That looks to be correct.
But one place where I think you might have a problem is:
You realise that each set of hardware will have a different “m” and a different “c”. You can do nothing about the slope - it depends on component tolerances that you have no control over. All you can do is spend a lot of money on very tightly specified parts. Plus, there is no guarantee that these will not change over time.
There’s also no guarantee that your offset value will not change over time, but you can do something about that.
There are many methods to remove the offset (the “2029”):
- Measure it with another analog input, and subtract.
- Use a high-pass filter to allow the 50 Hz and all harmonics through but remove the d.c.
- Use a low-pass filter to obtain the d.c. only component, then subtract that number.
- As well as accumulating the squares to get the rms, accumulate the raw numbers also, then at the end of the averaging period, use the maths to remove the average (= d.c.) component.
We don’t use (1) because we don’t have a spare analog input.
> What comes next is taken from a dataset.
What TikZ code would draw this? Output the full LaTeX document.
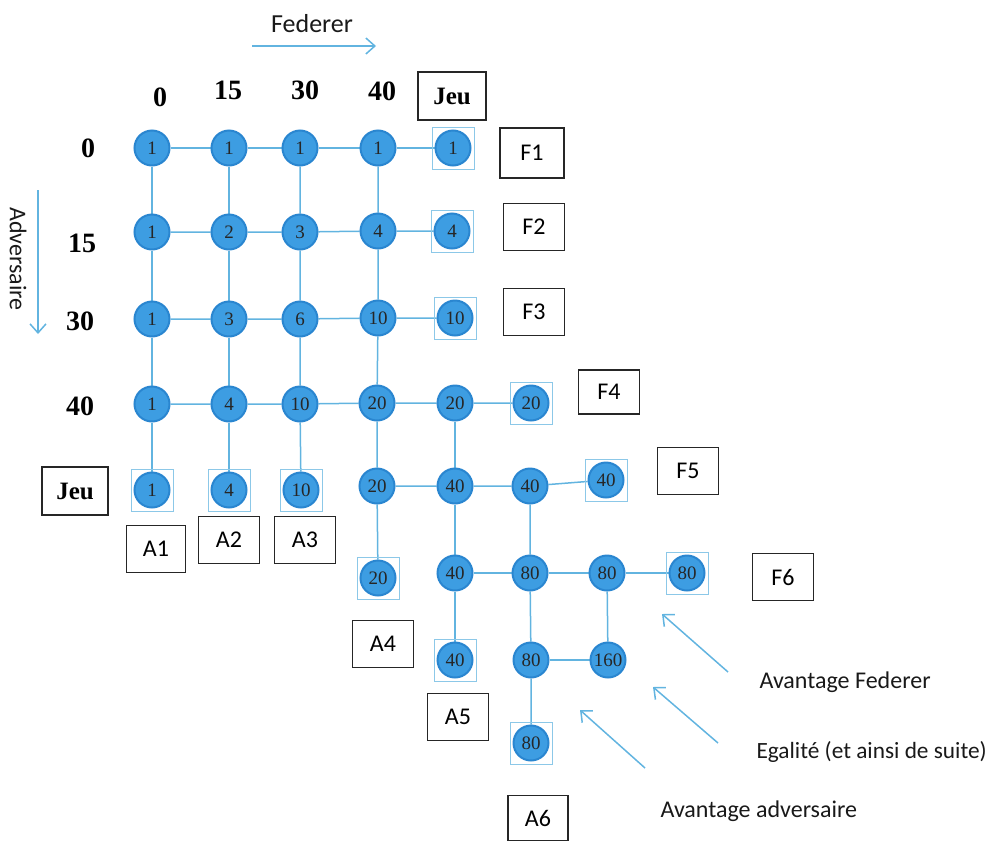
\documentclass[tikz,border=0pt]{standalone}
\usepackage{fontspec}
\setmainfont{Liberation Serif}
\newfontfamily\calfont{Carlito}
\usetikzlibrary{backgrounds,calc,arrows.meta}
\definecolor{dotfill}{HTML}{3D9DE2}
\definecolor{dotline}{HTML}{2A86D0}
\definecolor{edgec}{HTML}{62B4E0}
\definecolor{boxc}{HTML}{8CC8E8}
\tikzset{
  pt/.style={circle, fill=dotfill, draw=dotline, line width=2pt, minimum size=35pt, inner sep=0pt, font=\fontsize{19}{19}\selectfont, text=black!85},
  edge/.style={draw=edgec, line width=1.5pt},
  tbox/.style={draw=boxc, line width=1pt},
  hdr/.style={font=\fontsize{28}{28}\selectfont\bfseries},
  jeubox/.style={draw=black!85, line width=1.3pt, minimum width=68pt, minimum height=48pt, font=\fontsize{25}{25}\selectfont\bfseries},
  lbox/.style={draw=black!85, line width=1.2pt, minimum width=61pt, minimum height=47pt, font=\calfont\fontsize{24}{24}\selectfont},
  lbl/.style={font=\calfont\fontsize{24}{24}\selectfont, text=black!90},
  arr/.style={draw=edgec, line width=1.5pt, -{Straight Barb[length=9pt,width=16pt,line width=1.5pt]}}
}
\begin{document}
\begin{tikzpicture}[x=1pt,y=-1pt]
\useasboundingbox (0,0) rectangle (991,841);
% headers
\node[lbl, font=\calfont\fontsize{26}{26}\selectfont] (fed) at (312,24) {Federer};
\coordinate (fa) at (252,46); \coordinate (fb) at (376,46);
\draw[arr] (fa) -- (fb);
\node[lbl, rotate=-90] (adv) at (18,259) {Adversaire};
\coordinate (aa) at (38,190); \coordinate (ab) at (38,334);
\draw[arr] (aa) -- (ab);
\node[hdr] (h0) at (160,97) {0};
\node[hdr] (h15) at (228,90) {15};
\node[hdr] (h30) at (305,90) {30};
\node[hdr] (h40) at (382,91) {40};
\node[jeubox] (hj) at (452,96) {Jeu};
\node[hdr] (v0) at (88,148) {0};
\node[hdr] (v15) at (82,243) {15};
\node[hdr] (v30) at (80,321) {30};
\node[hdr] (v40) at (80,406) {40};
\node[jeubox, minimum width=66pt] (vj) at (75,491) {Jeu};
% nodes
\node[pt] (n00) at (152,148) {1};
\node[pt] (n10) at (229,148) {1};
\node[pt] (n20) at (300,148) {1};
\node[pt] (n30) at (378,148) {1};
\node[pt] (n40) at (453,148) {1};
\node[pt] (n01) at (152,232) {1};
\node[pt] (n11) at (229,232) {2};
\node[pt] (n21) at (300,232) {3};
\node[pt] (n31) at (378,231) {4};
\node[pt] (n41) at (452,231) {4};
\node[pt] (n02) at (152,319) {1};
\node[pt] (n12) at (229,319) {3};
\node[pt] (n22) at (300,319) {6};
\node[pt] (n32) at (378,318) {10};
\node[pt] (n42) at (455,318) {10};
\node[pt] (n03) at (152,404) {1};
\node[pt] (n13) at (229,404) {4};
\node[pt] (n23) at (300,404) {10};
\node[pt] (n33) at (377,403) {20};
\node[pt] (n43) at (455,403) {20};
\node[pt] (n53) at (531,403) {20};
\node[pt] (n04) at (152,490) {1};
\node[pt] (n14) at (229,490) {4};
\node[pt] (n24) at (301,490) {10};
\node[pt] (n34) at (377,486) {20};
\node[pt] (n44) at (455,486) {40};
\node[pt] (n54) at (530,486) {40};
\node[pt] (n64) at (606,480) {40};
\node[pt] (n35) at (378,578) {20};
\node[pt] (n45) at (455,573) {40};
\node[pt] (n55) at (530,573) {80};
\node[pt] (n65) at (607,573) {80};
\node[pt] (n75) at (687,573) {80};
\node[pt] (n46) at (455,660) {40};
\node[pt] (n56) at (531,660) {80};
\node[pt] (n66) at (608,660) {160};
\node[pt] (n57) at (531,743) {80};
\begin{scope}[on background layer]
\draw[edge] (n00) -- (n10) -- (n20) -- (n30) -- (n40);
\draw[edge] (n01) -- (n11) -- (n21) -- (n31) -- (n41);
\draw[edge] (n02) -- (n12) -- (n22) -- (n32) -- (n42);
\draw[edge] (n03) -- (n13) -- (n23) -- (n33) -- (n43) -- (n53);
\draw[edge] (n34) -- (n44) -- (n54) -- (n64);
\draw[edge] (n45) -- (n55) -- (n65) -- (n75);
\draw[edge] (n56) -- (n66);
\draw[edge] (n00) -- (n01) -- (n02) -- (n03) -- (n04);
\draw[edge] (n10) -- (n11) -- (n12) -- (n13) -- (n14);
\draw[edge] (n20) -- (n21) -- (n22) -- (n23) -- (n24);
\draw[edge] (n30) -- (n31) -- (n32) -- (n33) -- (n34) -- (n35);
\draw[edge] (n43) -- (n44) -- (n45) -- (n46);
\draw[edge] (n54) -- (n55) -- (n56) -- (n57);
\draw[edge] (n65) -- (n66);
\foreach \n in {n40,n41,n42,n53,n04,n14,n24,n64,n35,n75,n46,n57}
  \draw[tbox] ($(\n)+(-21,-21)$) rectangle ($(\n)+(21,21)$);
\end{scope}
% outcome boxes
\node[lbox, minimum width=64pt, minimum height=50pt] (F1) at (532,153) {F1};
\node[lbox] (F2) at (534,227) {F2};
\node[lbox] (F3) at (534,312) {F3};
\node[lbox, minimum height=44pt] (F4) at (609,392) {F4};
\node[lbox] (F5) at (688,471) {F5};
\node[lbox] (F6) at (783,577) {F6};
\node[lbox, minimum width=59pt] (A1) at (156,549) {A1};
\node[lbox] (A2) at (229,540) {A2};
\node[lbox] (A3) at (305,540) {A3};
\node[lbox] (A4) at (383,644) {A4};
\node[lbox] (A5) at (458,717) {A5};
\node[lbox, minimum width=60pt, minimum height=45pt] (A6) at (538,818) {A6};
% annotations
\node[lbl, anchor=west] (tf) at (756,682) {Avantage Federer};
\node[lbl, anchor=west, font=\calfont\fontsize{23.3}{23.3}\selectfont] (te) at (753,752) {Egalité (et ainsi de suite)};
\node[lbl, anchor=west] (ta) at (657,811) {Avantage adversaire};
\coordinate (p1) at (728,672); \coordinate (q1) at (662,614);
\coordinate (p2) at (718,743); \coordinate (q2) at (653,687);
\coordinate (p3) at (645,768); \coordinate (q3) at (580,710);
\draw[arr] (p1) -- (q1);
\draw[arr] (p2) -- (q2);
\draw[arr] (p3) -- (q3);
\end{tikzpicture}
\end{document}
If you have one, you could use it.
We used to use (2) in emonLib, but it took a long time to settle and gave false readings while it was doing so, and it couldn’t be pre-set to start near to the final value.
We use (3) in emonLib, because it can be initialised to the nominal value, then it corrects itself quickly.
We use (4) in emonLibCM, but subtract the nominal d.c, first, just to keep the numbers smaller.
There’s no great difference between (3) and (4) in the accuracy of the result, but (4) runs a lot faster in software because less maths is done per sample, and then only involves integer multiplication and addition. The time-consuming floating-point division etc needed by the filter is not required, and what remains is only done once per reporting interval.